Cultura

“Non aprire che all’oscuro”: Brunetti incontra studenti e migranti. Negli scatti della mostra il destino che unisce ogni uomo

Un momento dell’incontro all’ex Gil

ANDREA VERTOLO

“Dentro quelle casse, tra quelle lastre, due straccivendoli in mezzo alla strada ci mettevano le mani, come a cercare chissà che cosa. Sono lastre di fotografie antiche, notai subito, e le comprai immediatamente. Le portai in cantina, mi chinai su di esse, erano del 1904. Un secolo separava me da quelle fotografie e, impresso su quelle casse, lessi la scritta: Non aprire che all’oscuro”. Con questo racconto Flavio Brunetti ha accolto ieri, sabato 27 febbraio 2016, i migranti dei centri di accoglienza di Campobasso, affiancati anche da alcune classi delle scuole elementari. Una visita guidata, quella tenutasi nello spazio espositivo della ex Gil, con la quale lo stesso ideatore e realizzatore della mostra ‘Non aprire che all’oscuro’ , ha voluto salutare gli ultimi due giorni dell’esposizione, inaugurata lo scorso 14 gennaioe che ha registrato un altissimo numero di visitatori.
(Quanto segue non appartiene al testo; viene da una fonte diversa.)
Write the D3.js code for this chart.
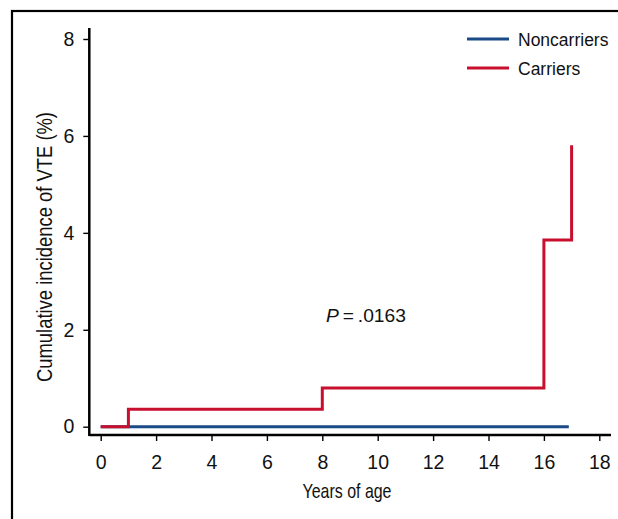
<!DOCTYPE html>
<html>
<head>
<meta charset="utf-8">
<script src="https://cdn.jsdelivr.net/npm/d3@7"></script>
<style>
  body { margin: 0; background: #fff; }
  text { font-family: "Liberation Sans", Arial, sans-serif; fill: #111; }
</style>
</head>
<body>
<div id="chart"></div>
<script>
var w = 618, h = 519;

// step data (years of age, cumulative incidence %)
var carriersX = [0, 1, 8, 16, 17];
var carriersY = [0, 0.36, 0.8, 3.85, 5.81];
var noncarriersX = [0, 16.9];
var noncarriersY = [0, 0];
var xTicks = [0, 2, 4, 6, 8, 10, 12, 14, 16, 18];
var yTicks = [0, 2, 4, 6, 8];
var seriesNames = ["Noncarriers", "Carriers"];
var seriesColors = ["#1b4b87", "#c8102e"];

var x = d3.scaleLinear().domain([0, 18]).range([100.7, 599.3]);
var y = d3.scaleLinear().domain([0, 8]).range([426.7, 39]);

var svg = d3.select("#chart").append("svg")
	.attr("width", w)
	.attr("height", h);

// outer frame (cut at right and bottom like the source)
svg.append("rect")
	.attr("x", 12).attr("y", 11)
	.attr("width", 700).attr("height", 600)
	.attr("fill", "none")
	.attr("stroke", "#000")
	.attr("stroke-width", 2.2);

// axes
var xAxis = svg.append("g")
	.attr("transform", "translate(0,435)")
	.call(d3.axisBottom(x).tickValues(xTicks).tickSize(6).tickPadding(14).tickSizeOuter(0));
xAxis.select(".domain").attr("d", "M89.3,0H611").attr("stroke-width", 2.5);

var yAxis = svg.append("g")
	.attr("transform", "translate(89.3,0)")
	.call(d3.axisLeft(y).tickValues(yTicks).tickSize(6).tickPadding(9).tickSizeOuter(0));
yAxis.select(".domain").attr("d", "M0,28V436").attr("stroke-width", 2.5);

svg.selectAll(".tick line").attr("stroke", "#000").attr("stroke-width", 1.4);
svg.selectAll(".tick text")
	.style("font-size", "19.5px")
	.style("font-family", "'Liberation Sans', Arial, sans-serif")
	.style("fill", "#111");

// axis titles, condensed look
svg.append("text")
	.attr("x", 347).attr("y", 498)
	.attr("text-anchor", "middle")
	.style("font-size", "21px")
	.attr("textLength", 89)
	.attr("lengthAdjust", "spacingAndGlyphs")
	.text("Years of age");

svg.append("text")
	.attr("transform", "translate(52,247) rotate(-90)")
	.attr("text-anchor", "middle")
	.style("font-size", "22px")
	.attr("textLength", 270)
	.attr("lengthAdjust", "spacingAndGlyphs")
	.text("Cumulative incidence of VTE (%)");

// step lines
var line = d3.line()
	.x(function(d) { return x(d[0]); })
	.y(function(d) { return y(d[1]); })
	.curve(d3.curveStepAfter);

var nonData = noncarriersX.map(function(v, i) { return [v, noncarriersY[i]]; });
var carData = carriersX.map(function(v, i) { return [v, carriersY[i]]; });

svg.append("path")
	.attr("d", line(nonData))
	.attr("fill", "none")
	.attr("stroke", seriesColors[0])
	.attr("stroke-width", 3);

svg.append("path")
	.attr("d", line(carData))
	.attr("fill", "none")
	.attr("stroke", seriesColors[1])
	.attr("stroke-width", 3);

// P value
var pText = svg.append("text")
	.attr("x", 326).attr("y", 322)
	.style("font-size", "18px")
	.attr("textLength", 80)
	.attr("lengthAdjust", "spacingAndGlyphs");
pText.append("tspan").attr("font-style", "italic").text("P");
pText.append("tspan").text("\u2009=\u2009.0163");

// legend
var legend = svg.selectAll(".legend")
	.data(seriesNames)
	.enter()
	.append("g")
	.attr("class", "legend")
	.attr("transform", function(d, i) { return "translate(467," + (39 + i * 29) + ")"; });

legend.append("line")
	.attr("x1", 0).attr("x2", 42)
	.attr("y1", 0).attr("y2", 0)
	.attr("stroke", function(d, i) { return seriesColors[i]; })
	.attr("stroke-width", 3);

legend.append("text")
	.attr("x", 51).attr("y", 6.5)
	.style("font-size", "17.5px")
	.text(function(d) { return d; });
</script>
</body>
</html>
Le fotografie esposte mostrano, attraverso i volti dei protagonisti, un importante tracciato della storia e della terra del Molise. I segni del lavoro nei campi, impressi nelle facce scure delle donne. Le scarpe degli uomini logore e sporche di fango, immortalate, insieme alla serietà dei volti, nel flash del fotografo. Immagini di povertà e di fame, rappresentate dal volto di bambini con in mano un mela e un borsellino vuoto, aperto, per dire al padre, emigrato in America, che bisogna fare in fretta mandare dei soldi.

“Sono felicissimo – ha affermato Brunetti – di poter fare da guida ai bambini e ai migranti. Sono loro il futuro di questa Europa. Le foto mostrano un periodo della nostra storia molto importante dove gli uomini, per sfamare le proprie famiglie, dovevano emigrare in America. Noi – ha continuato – oggi siamo l’America agli occhi di questi migranti, per questo è importante che loro, insieme ai nostri bambini, conoscano la nostra storia”.

Nella sala, di fronte alle tante fotografie, si alternava lo stupore e la curiosità dei bambini delle scuole e quello dei migranti, provenienti dal Pakistan e dall’ Afghanistan, incuriositi dalle storie di quegli uomini fotografati, tanto lontani nel tempo, ma così vicini nell’esperienza di vita vissuta.

“Questo incontro  – ha concluso Brunetti – è il motivo vero di questa mostra, che vuole lasciare un messaggio a tutti. Noi, su questa faccia della terra, siamo tutti connessi, legati da un unico destino”.